Apparently it’s quite a popular choice this year, as a quick Twitter poll showed at least half a dozen people who could now include it in their stash as well.

The problem is, it’s not a good game.  You have no idea how disappointed I am to say that, but it’s only reasonable, as I’m disappointed in the game.

Each card represents a character death, explaining that death briefly, offering last words where the character had some. It also rates the death on a number of scales – gore, piteousness, fairness, speed of death, and a few others.  So far so good, a chance for people unfamiliar with any deaths other than Romeo, Juliet and Hamlet to learn about the lesser known characters like Enobarbus or “the fly” from Titus Andronicus (seriously? seriously).

If I understood the directions correctly – they’re written in a weird, pidgin-Shakespearean – everybody gets a face-down hand of cards, and can only play their top card at any time. When it’s your turn, you look at your top card, then pick a scale, presumably based on which one is best for that card. Whoever has the high score for that scale (normally you, since you’d pick your best scoring chance), you get the other players cards. If there’s a tie, those stay in the middle and you play again.  It’s basically “War”, the card game.  There’s no real strategy involved. Got a ten? Pick that one.

Has anybody else played it? Did I misunderstand anything?

My kids were bored almost immediately and clearly played only so I wouldn’t be sad that my Christmas gift was boring.  I meanwhile started thinking of ways to make it more interesting.  Here’s a few that we came up with:

  • Pick the category before you look at your top card.  That makes it entirely random, but at least you don’t just keep giving your cards to whoever had a ten for Gore and Brutality.
  • Play two-factor.  Choose two attributes (by dice roll if that’s easier), and you have to maximize your score across both.  So your ten coupled with a two isn’t going to beat somebody else’s six and seven.
  • Everybody gets to look at their cards, but at each turn roll a die to randomly determine which attribute will be played. That way you at least have to decide which card to play.
  • Everybody gets a hand of six cards. Your goal is to maximize your score by playing one card per attribute. For your turn you play it like Go Fish in reverse, offering up a card to see if anybody wants to trade.  For example say you’ve already got Richard III as a 10 in Last Words.  But you’re also carrying Hamlet, and you really need somebody with a better Speed of Death score.  So you’d say, “Does anybody need Hamlet?” without specifying his numbers – people have to learn who the good cards are.  If more than one person wants him, they can make their case – “I’ll trade you a Young Macduff” – and you decide who to trade with.  When everybody’s happy with their hand and either doesn’t want to trade or can’t find someone to trade with, total up your scores.
  • Play by poker rules.  Deal out five cards, try to match up the plays – “I’ve got a full house, three of Hamlet and a pair of Richard III.”

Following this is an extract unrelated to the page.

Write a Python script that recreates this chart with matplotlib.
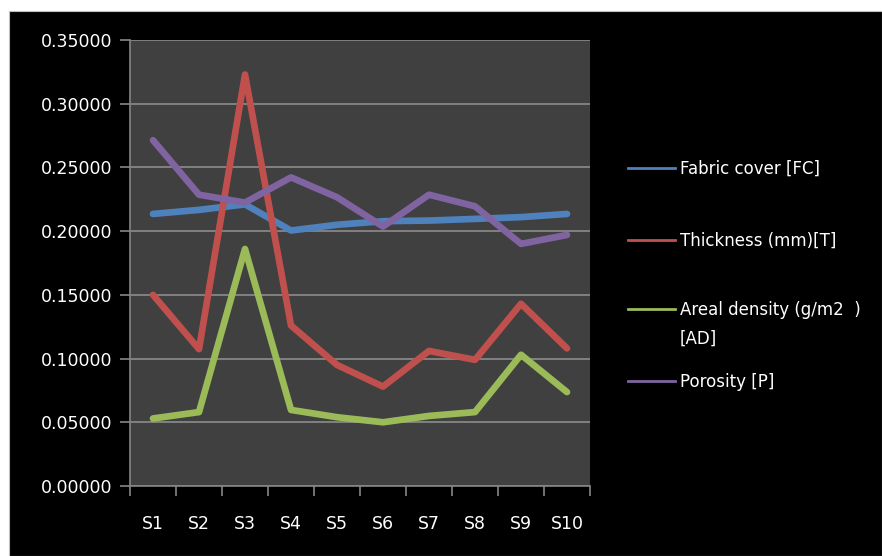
import matplotlib
matplotlib.use("Agg")
import matplotlib.pyplot as plt
from matplotlib.lines import Line2D
from matplotlib.patches import Rectangle

# Sample categories and measured properties
samples = ["S1", "S2", "S3", "S4", "S5", "S6", "S7", "S8", "S9", "S10"]
fabric_cover = [0.2135, 0.2167, 0.2210, 0.2005, 0.2050, 0.2078, 0.2083, 0.2096, 0.2110, 0.2135]
thickness = [0.1500, 0.1074, 0.3229, 0.1260, 0.0950, 0.0780, 0.1060, 0.0990, 0.1430, 0.1080]
areal_density = [0.0530, 0.0580, 0.1860, 0.0597, 0.0540, 0.0500, 0.0550, 0.0580, 0.1030, 0.0737]
porosity = [0.2714, 0.2286, 0.2224, 0.2422, 0.2266, 0.2036, 0.2286, 0.2195, 0.1900, 0.1970]

series_labels = ["Fabric cover [FC]", "Thickness (mm)[T]",
                 "Areal density (g/m2  )\n[AD]", "Porosity [P]"]
series_values = [fabric_cover, thickness, areal_density, porosity]
series_colors = ["#4F81BD", "#C0504D", "#9BBB59", "#8064A2"]
y_ticks = [0.0, 0.05, 0.10, 0.15, 0.20, 0.25, 0.30, 0.35]

W, H = 882, 556
fig = plt.figure(figsize=(W / 100, H / 100), dpi=100, facecolor="white")

# Black chart area with a thin grey frame
fig.add_artist(Rectangle((9 / W, 0), 1 - 9 / W, 1 - 11 / H, transform=fig.transFigure,
                         facecolor="black", edgecolor="#bfbfbf", linewidth=0.8, zorder=0))

ax = fig.add_axes([130 / W, 1 - 486 / H, (590 - 130) / W, (486 - 40) / H])
ax.set_facecolor("#404040")

x = list(range(len(samples)))
for vals, col in zip(series_values, series_colors):
    ax.plot(x, vals, color=col, linewidth=4.8, solid_capstyle="round",
            solid_joinstyle="round", zorder=3)

ax.set_xlim(-0.5, len(samples) - 0.5)
ax.set_ylim(0, 0.35)
ax.set_yticks(y_ticks)
ax.set_yticklabels([f"{v:.5f}" for v in y_ticks])
ax.set_xticks(x)
ax.set_xticklabels(samples)
ax.set_xticks([i - 0.5 for i in range(len(samples) + 1)], minor=True)

ax.grid(axis="y", color="#8c8c8c", linewidth=1.2, zorder=1)
ax.set_axisbelow(True)

for side in ["top", "right"]:
    ax.spines[side].set_visible(False)
for side in ["left", "bottom"]:
    ax.spines[side].set_color("#868686")
    ax.spines[side].set_linewidth(1.2)

ax.tick_params(axis="y", colors="#868686", labelcolor="white", length=7, width=1.2,
               labelsize=12.5, pad=6)
ax.tick_params(axis="x", which="major", length=0, labelcolor="white", labelsize=12.5, pad=21)
ax.tick_params(axis="x", which="minor", colors="#868686", length=7, width=1.2)

# Legend at the right side
legend_rows = [168, 240, 309, 381]
for lab, col, yp in zip(series_labels, series_colors, legend_rows):
    fig.add_artist(Line2D([628 / W, 675 / W], [1 - yp / H, 1 - yp / H],
                          transform=fig.transFigure, color=col, linewidth=2))
    fig.text(680 / W, 1 - (yp - 8) / H, lab, color="white", fontsize=12,
             va="top", ha="left", linespacing=1.75)

fig.savefig("out.png", dpi=100, facecolor="white")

Those are just some ideas, some literally off the top of my head as I write this post.  There aren’t enough cards to play some of the games I thought of.  You’ll quickly be surprised with who is – and isn’t – in the deck, as well as how they’re graded.  This is covered in the rules, and there’s even a blank card to add your own.  A nice idea, but I would have preferred that they just make all the deaths.  It’s been popularized in posters and infographics, it’s not really a hard data point to get.  If there’s too many you could start lumping them together (like “Macduff’s Family”).